→ **The request**
Write out, word for word, the stretch of lines beginning at the one with "Output the web" and ending at the one with "var labelPositions = ['top", omitting the images.

══ Provided records ══

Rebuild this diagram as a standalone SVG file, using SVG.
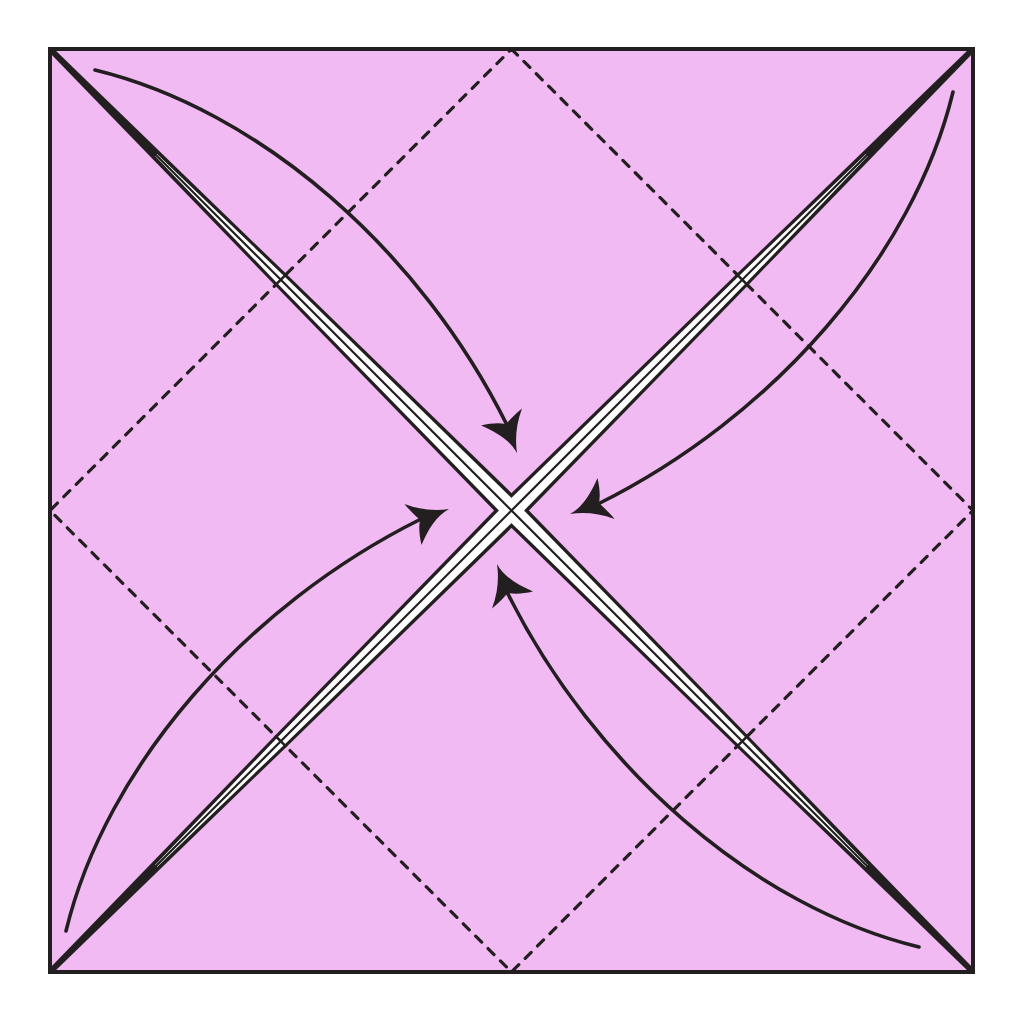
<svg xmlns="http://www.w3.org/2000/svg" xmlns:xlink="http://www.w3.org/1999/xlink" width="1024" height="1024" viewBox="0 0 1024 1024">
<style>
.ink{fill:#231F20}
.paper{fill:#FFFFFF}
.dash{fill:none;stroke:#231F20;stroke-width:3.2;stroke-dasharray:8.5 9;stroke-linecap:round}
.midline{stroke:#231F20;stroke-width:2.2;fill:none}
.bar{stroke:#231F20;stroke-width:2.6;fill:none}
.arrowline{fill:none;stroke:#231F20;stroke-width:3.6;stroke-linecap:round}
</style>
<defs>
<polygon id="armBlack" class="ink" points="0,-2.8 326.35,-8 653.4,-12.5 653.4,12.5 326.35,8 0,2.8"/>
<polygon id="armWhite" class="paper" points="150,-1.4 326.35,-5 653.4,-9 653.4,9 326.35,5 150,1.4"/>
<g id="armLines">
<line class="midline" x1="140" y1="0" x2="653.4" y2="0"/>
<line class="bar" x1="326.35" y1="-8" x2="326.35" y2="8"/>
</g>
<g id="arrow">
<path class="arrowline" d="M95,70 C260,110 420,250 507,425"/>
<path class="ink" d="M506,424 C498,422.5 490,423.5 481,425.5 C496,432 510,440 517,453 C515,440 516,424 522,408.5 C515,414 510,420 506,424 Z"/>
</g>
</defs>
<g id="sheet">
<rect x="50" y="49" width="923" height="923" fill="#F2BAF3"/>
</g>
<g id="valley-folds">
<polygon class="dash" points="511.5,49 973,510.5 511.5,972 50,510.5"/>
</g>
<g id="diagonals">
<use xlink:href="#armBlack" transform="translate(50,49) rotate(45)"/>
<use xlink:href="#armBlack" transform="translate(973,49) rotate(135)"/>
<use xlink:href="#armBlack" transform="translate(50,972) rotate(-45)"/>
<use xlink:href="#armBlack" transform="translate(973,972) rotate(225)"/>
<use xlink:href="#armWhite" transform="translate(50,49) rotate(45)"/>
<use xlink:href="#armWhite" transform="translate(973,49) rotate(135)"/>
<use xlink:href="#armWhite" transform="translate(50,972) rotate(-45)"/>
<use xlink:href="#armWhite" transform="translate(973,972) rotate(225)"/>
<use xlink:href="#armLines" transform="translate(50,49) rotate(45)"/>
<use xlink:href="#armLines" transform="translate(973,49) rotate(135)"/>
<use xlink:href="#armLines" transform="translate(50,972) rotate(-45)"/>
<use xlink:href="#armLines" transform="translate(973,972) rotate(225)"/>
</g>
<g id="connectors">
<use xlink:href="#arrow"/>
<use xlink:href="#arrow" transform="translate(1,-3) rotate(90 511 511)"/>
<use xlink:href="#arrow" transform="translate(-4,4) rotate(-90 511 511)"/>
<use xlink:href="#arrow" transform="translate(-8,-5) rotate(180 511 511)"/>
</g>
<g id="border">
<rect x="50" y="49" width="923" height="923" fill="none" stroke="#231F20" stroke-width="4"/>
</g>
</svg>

═══
══ Provided records ══

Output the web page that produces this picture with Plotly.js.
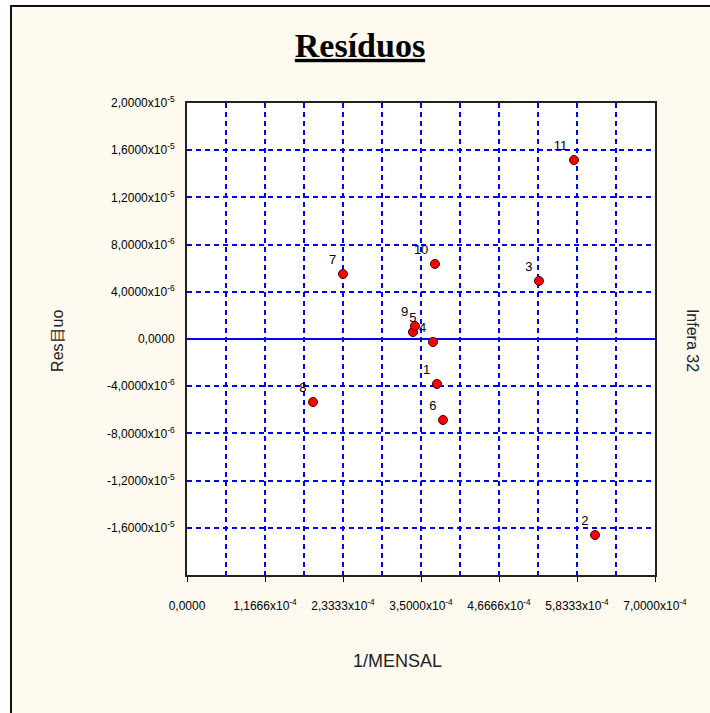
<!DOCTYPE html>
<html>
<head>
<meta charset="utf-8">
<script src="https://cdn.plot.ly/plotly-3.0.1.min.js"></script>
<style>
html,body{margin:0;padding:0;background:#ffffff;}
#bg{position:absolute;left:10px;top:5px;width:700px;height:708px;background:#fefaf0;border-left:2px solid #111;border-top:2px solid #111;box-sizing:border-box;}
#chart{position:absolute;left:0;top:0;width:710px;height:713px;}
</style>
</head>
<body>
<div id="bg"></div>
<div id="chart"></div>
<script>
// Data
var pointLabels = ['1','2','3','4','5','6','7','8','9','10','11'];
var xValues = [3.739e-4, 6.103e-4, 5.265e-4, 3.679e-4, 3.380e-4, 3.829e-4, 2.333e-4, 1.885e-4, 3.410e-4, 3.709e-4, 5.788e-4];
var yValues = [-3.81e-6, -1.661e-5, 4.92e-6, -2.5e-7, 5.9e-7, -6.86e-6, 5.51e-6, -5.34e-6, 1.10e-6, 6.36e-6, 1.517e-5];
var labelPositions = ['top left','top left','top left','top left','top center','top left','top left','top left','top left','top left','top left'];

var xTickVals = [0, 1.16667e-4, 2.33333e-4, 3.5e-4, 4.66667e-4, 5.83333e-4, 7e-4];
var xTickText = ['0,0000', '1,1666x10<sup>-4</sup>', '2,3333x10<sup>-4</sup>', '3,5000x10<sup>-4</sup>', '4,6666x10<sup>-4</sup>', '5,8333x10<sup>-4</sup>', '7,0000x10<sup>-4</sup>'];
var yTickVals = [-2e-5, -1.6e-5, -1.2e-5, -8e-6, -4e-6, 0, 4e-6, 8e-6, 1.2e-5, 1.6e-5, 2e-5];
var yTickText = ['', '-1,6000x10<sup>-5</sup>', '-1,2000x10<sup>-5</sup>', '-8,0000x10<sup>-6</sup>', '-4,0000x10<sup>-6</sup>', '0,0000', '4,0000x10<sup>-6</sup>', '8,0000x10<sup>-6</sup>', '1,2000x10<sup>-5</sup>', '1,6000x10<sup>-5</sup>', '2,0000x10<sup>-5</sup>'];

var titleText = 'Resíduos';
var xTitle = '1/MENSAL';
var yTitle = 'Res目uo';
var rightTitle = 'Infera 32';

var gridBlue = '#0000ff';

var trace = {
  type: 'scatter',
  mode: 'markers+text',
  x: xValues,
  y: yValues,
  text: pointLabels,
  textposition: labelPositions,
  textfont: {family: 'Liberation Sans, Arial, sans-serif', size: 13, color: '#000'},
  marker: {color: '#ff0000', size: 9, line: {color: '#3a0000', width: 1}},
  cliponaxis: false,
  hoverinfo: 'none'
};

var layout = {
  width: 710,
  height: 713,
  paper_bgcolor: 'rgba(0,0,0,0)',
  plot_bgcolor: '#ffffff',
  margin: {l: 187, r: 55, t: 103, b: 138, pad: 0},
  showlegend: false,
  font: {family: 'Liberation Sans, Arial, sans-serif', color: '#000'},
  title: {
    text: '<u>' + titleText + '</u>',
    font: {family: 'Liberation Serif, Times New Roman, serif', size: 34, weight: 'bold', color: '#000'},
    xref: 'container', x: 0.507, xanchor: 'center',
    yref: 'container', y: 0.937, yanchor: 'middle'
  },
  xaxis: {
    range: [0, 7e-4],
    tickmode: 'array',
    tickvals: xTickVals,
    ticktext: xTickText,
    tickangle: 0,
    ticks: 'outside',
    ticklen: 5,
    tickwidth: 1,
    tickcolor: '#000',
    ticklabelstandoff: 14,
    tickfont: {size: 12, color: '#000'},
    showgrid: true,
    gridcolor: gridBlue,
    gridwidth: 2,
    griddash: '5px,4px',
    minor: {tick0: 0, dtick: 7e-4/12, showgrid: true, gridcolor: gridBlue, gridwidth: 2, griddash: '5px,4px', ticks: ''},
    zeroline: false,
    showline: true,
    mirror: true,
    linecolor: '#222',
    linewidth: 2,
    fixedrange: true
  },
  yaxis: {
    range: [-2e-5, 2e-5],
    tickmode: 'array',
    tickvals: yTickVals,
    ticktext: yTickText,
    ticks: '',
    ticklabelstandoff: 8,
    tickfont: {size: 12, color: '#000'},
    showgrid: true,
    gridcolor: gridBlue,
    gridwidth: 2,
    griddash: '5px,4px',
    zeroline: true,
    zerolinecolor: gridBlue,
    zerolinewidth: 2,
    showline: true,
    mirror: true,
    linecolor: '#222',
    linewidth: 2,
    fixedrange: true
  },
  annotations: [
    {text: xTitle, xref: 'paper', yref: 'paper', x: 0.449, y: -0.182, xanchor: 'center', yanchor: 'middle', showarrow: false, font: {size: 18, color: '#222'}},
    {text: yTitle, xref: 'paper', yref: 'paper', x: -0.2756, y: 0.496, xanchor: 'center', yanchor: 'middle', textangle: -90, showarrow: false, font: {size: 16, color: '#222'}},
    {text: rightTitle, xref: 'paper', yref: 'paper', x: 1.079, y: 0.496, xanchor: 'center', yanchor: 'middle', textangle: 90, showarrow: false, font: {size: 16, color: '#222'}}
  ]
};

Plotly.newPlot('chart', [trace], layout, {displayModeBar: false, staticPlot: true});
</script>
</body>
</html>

═══

→ **Right answer**
Output the web page that produces this picture with Plotly.js.
<!DOCTYPE html>
<html>
<head>
<meta charset="utf-8">
<script src="https://cdn.plot.ly/plotly-3.0.1.min.js"></script>
<style>
html,body{margin:0;padding:0;background:#ffffff;}
#bg{position:absolute;left:10px;top:5px;width:700px;height:708px;background:#fefaf0;border-left:2px solid #111;border-top:2px solid #111;box-sizing:border-box;}
#chart{position:absolute;left:0;top:0;width:710px;height:713px;}
</style>
</head>
<body>
<div id="bg"></div>
<div id="chart"></div>
<script>
// Data
var pointLabels = ['1','2','3','4','5','6','7','8','9','10','11'];
var xValues = [3.739e-4, 6.103e-4, 5.265e-4, 3.679e-4, 3.380e-4, 3.829e-4, 2.333e-4, 1.885e-4, 3.410e-4, 3.709e-4, 5.788e-4];
var yValues = [-3.81e-6, -1.661e-5, 4.92e-6, -2.5e-7, 5.9e-7, -6.86e-6, 5.51e-6, -5.34e-6, 1.10e-6, 6.36e-6, 1.517e-5];
var labelPositions = ['top left','top left','top left','top left','top center','top left','top left','top left','top left','top left','top left'];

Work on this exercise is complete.